Dataset entries:
+-------+

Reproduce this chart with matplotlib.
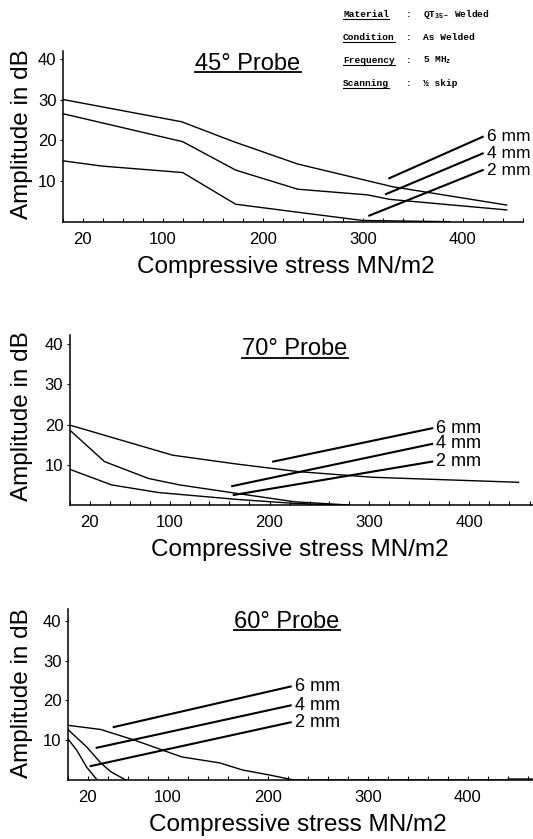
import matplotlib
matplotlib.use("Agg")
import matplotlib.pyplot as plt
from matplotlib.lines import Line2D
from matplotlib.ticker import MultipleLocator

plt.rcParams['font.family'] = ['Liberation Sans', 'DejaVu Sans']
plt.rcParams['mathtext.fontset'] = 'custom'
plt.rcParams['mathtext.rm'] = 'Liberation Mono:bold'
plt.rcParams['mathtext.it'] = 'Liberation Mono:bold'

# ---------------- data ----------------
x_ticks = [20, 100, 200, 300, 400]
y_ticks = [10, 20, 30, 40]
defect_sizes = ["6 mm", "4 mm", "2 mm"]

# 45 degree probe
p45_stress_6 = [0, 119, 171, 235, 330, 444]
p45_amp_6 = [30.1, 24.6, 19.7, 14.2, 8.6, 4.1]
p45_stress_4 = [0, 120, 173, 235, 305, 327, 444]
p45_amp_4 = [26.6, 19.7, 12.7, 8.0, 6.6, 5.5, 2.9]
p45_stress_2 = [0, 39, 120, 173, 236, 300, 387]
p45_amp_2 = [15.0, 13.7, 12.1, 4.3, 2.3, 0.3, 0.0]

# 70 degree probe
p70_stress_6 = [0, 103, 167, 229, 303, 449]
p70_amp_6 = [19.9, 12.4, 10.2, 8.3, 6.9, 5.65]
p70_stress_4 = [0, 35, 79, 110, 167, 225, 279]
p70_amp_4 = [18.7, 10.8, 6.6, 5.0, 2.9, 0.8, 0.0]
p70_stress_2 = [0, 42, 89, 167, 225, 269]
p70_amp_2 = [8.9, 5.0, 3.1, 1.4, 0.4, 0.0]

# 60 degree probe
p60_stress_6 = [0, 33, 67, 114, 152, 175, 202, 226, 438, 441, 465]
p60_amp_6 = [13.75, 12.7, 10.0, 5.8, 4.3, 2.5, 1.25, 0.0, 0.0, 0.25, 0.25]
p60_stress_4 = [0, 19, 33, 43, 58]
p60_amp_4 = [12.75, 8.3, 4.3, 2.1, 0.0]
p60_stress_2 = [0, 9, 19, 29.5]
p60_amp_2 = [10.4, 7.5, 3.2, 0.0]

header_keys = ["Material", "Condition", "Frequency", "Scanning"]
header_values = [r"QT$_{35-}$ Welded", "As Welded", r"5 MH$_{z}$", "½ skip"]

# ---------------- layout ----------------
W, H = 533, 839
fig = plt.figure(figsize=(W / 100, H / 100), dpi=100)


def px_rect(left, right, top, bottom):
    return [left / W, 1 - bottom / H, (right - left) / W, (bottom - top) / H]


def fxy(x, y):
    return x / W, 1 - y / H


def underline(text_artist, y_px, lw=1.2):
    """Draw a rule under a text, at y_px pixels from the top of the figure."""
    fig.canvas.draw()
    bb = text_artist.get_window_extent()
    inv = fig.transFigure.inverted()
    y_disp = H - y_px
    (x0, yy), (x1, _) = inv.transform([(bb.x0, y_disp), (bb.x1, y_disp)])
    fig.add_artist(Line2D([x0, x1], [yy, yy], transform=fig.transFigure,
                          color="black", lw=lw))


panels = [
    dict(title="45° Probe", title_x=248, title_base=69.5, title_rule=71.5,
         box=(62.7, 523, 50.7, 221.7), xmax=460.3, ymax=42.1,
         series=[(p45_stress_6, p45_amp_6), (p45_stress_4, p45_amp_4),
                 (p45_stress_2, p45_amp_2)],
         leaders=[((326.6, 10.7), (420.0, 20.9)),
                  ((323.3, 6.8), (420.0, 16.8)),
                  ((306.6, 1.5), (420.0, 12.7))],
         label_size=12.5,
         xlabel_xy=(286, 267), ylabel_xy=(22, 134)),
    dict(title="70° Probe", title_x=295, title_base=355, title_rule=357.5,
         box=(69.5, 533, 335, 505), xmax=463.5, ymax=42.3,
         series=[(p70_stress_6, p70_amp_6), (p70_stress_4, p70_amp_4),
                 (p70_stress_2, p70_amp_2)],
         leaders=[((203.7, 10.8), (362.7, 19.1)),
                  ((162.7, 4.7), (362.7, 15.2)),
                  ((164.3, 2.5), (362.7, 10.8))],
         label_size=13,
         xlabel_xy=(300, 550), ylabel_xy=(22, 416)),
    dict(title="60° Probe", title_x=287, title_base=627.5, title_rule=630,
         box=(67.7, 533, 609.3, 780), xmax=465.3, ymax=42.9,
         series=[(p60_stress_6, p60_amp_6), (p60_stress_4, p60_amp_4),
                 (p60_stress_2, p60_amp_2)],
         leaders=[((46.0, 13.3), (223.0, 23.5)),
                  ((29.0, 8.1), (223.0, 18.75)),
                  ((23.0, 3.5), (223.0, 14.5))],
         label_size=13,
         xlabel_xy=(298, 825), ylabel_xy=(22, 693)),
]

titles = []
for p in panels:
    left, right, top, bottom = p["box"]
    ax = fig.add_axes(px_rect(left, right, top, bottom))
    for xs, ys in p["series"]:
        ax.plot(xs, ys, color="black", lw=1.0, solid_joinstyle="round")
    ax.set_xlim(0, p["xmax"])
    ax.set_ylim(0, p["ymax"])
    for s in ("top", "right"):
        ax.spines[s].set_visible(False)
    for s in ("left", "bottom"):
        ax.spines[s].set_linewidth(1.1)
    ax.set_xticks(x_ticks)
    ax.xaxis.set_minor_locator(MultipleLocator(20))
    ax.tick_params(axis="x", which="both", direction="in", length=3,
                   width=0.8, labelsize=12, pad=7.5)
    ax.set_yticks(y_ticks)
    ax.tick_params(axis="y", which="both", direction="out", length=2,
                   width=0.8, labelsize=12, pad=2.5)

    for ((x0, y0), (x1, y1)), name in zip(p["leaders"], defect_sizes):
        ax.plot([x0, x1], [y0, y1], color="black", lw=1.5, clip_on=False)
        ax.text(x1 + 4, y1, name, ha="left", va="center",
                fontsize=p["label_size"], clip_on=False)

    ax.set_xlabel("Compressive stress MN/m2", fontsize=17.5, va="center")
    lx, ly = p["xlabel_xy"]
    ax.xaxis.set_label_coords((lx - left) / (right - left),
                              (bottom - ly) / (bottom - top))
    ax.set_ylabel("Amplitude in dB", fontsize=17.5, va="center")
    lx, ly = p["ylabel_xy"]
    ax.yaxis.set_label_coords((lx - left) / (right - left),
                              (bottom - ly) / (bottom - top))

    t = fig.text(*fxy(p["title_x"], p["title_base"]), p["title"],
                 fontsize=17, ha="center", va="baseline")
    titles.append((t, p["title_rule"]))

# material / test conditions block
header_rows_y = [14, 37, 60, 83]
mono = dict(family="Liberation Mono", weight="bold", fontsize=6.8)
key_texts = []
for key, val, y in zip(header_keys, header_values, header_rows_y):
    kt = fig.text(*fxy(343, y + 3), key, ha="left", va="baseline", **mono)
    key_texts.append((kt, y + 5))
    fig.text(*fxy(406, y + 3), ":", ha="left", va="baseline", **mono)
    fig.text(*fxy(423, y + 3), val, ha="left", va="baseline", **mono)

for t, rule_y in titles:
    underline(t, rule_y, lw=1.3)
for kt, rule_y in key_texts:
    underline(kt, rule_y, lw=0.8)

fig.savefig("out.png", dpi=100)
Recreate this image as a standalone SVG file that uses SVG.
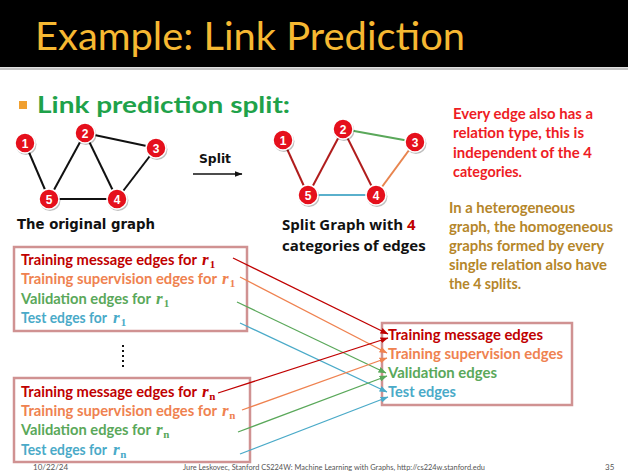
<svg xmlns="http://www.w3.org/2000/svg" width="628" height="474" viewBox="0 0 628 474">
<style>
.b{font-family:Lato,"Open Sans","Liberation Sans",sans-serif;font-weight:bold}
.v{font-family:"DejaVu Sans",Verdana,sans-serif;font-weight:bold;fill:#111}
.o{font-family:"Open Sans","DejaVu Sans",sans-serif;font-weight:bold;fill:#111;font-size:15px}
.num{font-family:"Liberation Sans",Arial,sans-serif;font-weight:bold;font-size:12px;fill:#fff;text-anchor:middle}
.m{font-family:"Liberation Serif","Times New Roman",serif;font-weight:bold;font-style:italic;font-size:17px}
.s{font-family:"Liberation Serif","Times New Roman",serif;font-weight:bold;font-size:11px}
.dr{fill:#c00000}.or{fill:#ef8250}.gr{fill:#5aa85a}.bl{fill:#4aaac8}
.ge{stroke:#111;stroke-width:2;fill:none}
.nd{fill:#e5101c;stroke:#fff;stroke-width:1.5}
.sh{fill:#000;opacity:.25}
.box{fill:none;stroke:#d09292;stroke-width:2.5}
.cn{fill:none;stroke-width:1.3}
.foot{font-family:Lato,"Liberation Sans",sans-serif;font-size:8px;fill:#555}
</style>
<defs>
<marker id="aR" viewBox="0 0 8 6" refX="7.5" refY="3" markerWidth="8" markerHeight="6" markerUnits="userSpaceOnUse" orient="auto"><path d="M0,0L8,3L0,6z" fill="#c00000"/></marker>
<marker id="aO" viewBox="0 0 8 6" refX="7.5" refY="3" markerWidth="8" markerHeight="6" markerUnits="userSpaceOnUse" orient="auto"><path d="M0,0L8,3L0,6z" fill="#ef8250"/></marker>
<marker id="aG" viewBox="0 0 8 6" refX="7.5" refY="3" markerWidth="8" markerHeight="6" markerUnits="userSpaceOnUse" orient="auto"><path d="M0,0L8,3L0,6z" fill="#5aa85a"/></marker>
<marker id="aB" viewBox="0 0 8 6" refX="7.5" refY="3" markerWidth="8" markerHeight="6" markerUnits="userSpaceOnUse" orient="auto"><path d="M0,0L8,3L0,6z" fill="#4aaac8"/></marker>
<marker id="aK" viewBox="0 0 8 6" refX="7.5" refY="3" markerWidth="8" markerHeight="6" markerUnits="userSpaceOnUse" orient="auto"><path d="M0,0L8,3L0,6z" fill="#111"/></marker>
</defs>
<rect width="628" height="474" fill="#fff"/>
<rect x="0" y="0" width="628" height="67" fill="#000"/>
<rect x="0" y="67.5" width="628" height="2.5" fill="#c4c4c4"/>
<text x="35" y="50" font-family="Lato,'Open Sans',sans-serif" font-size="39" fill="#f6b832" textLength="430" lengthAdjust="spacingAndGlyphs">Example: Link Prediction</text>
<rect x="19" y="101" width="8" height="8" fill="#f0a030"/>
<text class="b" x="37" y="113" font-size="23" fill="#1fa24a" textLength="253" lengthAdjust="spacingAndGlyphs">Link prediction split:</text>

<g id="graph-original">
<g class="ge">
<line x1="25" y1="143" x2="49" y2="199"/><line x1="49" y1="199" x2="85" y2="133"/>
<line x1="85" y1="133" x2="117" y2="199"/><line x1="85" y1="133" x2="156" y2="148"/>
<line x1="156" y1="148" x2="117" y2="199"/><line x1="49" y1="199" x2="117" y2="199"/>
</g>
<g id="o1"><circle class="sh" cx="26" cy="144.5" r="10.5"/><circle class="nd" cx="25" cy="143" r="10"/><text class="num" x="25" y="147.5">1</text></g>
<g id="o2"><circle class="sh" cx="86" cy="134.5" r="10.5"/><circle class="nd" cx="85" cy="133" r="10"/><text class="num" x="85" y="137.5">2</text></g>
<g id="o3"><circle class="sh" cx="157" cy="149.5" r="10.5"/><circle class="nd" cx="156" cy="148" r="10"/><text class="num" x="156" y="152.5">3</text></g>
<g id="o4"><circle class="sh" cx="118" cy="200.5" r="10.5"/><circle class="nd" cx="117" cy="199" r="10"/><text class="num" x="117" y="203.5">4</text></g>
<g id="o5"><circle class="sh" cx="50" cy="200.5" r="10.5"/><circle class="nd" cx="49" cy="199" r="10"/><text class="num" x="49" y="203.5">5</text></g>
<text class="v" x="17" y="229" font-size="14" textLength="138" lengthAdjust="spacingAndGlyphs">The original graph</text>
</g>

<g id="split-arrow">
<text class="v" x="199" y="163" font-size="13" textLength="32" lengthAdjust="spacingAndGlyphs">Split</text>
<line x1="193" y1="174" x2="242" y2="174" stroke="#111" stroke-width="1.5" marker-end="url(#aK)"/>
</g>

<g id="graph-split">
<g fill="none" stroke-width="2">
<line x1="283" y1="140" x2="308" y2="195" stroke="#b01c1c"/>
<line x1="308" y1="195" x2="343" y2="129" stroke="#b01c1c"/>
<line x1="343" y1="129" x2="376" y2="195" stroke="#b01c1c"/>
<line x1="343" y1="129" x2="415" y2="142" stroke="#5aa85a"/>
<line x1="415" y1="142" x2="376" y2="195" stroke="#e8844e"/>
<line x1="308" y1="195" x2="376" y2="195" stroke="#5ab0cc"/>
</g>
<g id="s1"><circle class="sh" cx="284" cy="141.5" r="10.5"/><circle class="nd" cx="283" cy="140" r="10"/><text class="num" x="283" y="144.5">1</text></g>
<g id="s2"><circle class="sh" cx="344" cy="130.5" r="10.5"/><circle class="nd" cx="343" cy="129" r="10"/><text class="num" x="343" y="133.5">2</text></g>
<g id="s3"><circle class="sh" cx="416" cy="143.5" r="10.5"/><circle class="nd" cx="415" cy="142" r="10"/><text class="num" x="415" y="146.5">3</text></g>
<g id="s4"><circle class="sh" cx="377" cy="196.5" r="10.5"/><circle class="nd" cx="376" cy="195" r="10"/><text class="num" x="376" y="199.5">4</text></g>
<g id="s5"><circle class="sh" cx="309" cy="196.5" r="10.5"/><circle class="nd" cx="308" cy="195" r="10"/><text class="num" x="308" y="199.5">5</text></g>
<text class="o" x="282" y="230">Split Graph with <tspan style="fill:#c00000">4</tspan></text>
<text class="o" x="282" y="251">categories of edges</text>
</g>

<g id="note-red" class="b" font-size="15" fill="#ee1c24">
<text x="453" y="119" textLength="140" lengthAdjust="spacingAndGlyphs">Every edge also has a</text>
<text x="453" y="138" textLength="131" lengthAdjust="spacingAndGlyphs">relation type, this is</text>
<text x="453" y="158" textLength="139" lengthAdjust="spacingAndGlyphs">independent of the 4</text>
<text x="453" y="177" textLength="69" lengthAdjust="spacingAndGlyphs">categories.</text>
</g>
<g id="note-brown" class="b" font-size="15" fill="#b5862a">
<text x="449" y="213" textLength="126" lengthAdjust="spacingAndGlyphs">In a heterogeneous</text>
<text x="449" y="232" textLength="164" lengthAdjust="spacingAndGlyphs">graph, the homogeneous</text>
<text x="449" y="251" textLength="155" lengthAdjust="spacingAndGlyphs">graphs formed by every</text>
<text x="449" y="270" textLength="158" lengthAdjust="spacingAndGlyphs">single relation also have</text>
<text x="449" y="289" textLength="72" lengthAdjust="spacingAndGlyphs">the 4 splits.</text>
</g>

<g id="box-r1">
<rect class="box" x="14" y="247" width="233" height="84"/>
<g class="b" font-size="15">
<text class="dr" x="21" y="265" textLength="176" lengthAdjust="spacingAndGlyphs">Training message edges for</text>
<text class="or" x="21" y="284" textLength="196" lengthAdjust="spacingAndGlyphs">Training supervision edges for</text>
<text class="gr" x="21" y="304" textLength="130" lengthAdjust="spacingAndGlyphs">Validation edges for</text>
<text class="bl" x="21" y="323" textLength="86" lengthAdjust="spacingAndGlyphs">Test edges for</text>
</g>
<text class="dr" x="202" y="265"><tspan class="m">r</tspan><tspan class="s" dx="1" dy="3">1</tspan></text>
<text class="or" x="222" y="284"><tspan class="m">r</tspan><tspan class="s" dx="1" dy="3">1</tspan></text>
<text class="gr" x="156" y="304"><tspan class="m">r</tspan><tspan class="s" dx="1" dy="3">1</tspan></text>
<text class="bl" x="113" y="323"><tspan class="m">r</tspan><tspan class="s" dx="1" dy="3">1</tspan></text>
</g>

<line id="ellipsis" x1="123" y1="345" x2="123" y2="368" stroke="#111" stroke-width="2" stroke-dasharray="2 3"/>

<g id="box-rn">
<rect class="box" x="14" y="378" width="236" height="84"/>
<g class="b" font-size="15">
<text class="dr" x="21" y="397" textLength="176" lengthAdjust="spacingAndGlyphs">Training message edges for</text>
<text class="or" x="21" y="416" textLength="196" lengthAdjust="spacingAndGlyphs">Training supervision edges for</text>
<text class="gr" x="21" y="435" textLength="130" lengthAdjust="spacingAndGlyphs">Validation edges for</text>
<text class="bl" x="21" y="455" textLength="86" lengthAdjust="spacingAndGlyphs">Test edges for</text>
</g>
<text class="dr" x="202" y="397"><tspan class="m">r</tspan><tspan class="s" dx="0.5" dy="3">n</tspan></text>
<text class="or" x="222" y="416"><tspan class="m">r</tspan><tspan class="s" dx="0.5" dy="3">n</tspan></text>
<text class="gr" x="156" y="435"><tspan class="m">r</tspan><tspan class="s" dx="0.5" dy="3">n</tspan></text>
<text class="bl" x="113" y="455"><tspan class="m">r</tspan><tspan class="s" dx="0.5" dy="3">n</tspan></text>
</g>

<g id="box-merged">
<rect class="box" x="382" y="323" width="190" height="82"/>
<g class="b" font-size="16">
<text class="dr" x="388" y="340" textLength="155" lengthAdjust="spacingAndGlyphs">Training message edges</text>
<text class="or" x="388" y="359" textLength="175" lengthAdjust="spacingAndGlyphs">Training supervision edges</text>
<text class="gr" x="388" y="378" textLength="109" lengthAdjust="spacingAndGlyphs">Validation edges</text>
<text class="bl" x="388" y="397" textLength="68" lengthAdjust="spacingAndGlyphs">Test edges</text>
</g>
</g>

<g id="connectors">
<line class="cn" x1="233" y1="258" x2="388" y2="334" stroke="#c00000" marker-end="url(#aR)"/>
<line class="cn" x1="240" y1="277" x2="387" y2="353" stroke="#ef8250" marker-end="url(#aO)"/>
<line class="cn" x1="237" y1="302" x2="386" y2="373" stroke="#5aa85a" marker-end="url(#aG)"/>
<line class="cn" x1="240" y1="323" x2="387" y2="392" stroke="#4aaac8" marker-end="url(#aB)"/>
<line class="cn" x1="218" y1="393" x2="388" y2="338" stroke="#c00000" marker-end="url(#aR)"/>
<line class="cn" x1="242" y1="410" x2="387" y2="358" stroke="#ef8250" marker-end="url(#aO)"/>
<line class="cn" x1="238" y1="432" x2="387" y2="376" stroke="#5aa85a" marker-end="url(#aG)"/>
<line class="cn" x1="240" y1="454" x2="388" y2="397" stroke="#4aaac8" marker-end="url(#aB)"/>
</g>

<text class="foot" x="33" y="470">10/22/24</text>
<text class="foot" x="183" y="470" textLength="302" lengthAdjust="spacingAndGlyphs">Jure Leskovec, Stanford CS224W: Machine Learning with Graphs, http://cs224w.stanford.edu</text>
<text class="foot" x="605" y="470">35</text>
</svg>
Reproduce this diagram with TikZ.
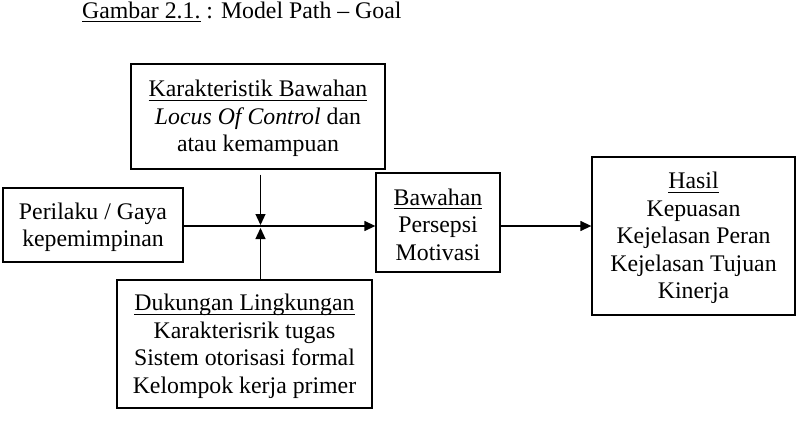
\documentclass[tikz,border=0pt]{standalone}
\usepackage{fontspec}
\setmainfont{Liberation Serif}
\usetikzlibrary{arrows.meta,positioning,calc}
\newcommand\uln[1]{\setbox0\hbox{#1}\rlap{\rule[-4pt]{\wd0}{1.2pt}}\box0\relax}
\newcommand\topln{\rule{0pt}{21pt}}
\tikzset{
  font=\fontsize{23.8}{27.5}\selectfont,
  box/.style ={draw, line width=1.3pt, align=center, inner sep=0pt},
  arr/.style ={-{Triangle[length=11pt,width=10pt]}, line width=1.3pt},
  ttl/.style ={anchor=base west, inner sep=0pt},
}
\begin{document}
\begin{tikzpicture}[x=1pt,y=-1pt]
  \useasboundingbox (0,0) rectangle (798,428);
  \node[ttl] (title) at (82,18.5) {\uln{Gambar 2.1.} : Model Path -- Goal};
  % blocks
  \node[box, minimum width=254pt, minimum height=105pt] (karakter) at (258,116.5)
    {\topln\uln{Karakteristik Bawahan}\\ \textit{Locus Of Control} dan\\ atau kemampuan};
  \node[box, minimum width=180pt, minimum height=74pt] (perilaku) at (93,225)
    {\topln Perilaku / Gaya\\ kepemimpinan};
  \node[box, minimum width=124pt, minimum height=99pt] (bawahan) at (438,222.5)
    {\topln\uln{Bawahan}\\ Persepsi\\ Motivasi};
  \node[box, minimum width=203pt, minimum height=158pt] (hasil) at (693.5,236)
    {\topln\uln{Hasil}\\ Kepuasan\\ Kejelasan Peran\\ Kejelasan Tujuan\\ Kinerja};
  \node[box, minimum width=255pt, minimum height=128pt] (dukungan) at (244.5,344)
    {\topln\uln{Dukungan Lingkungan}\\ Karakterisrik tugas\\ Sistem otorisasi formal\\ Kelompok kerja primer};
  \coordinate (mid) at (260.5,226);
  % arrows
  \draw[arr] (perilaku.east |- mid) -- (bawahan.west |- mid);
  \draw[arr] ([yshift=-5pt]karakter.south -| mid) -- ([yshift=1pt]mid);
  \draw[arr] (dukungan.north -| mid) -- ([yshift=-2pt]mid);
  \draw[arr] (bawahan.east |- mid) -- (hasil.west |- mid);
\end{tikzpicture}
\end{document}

+-------+

What this task involves:
Look through the entries and find each line that has the string "Reproduce". Copy those lines.

Output of the task:
Reproduce this chart with matplotlib.
Reproduce this diagram with TikZ.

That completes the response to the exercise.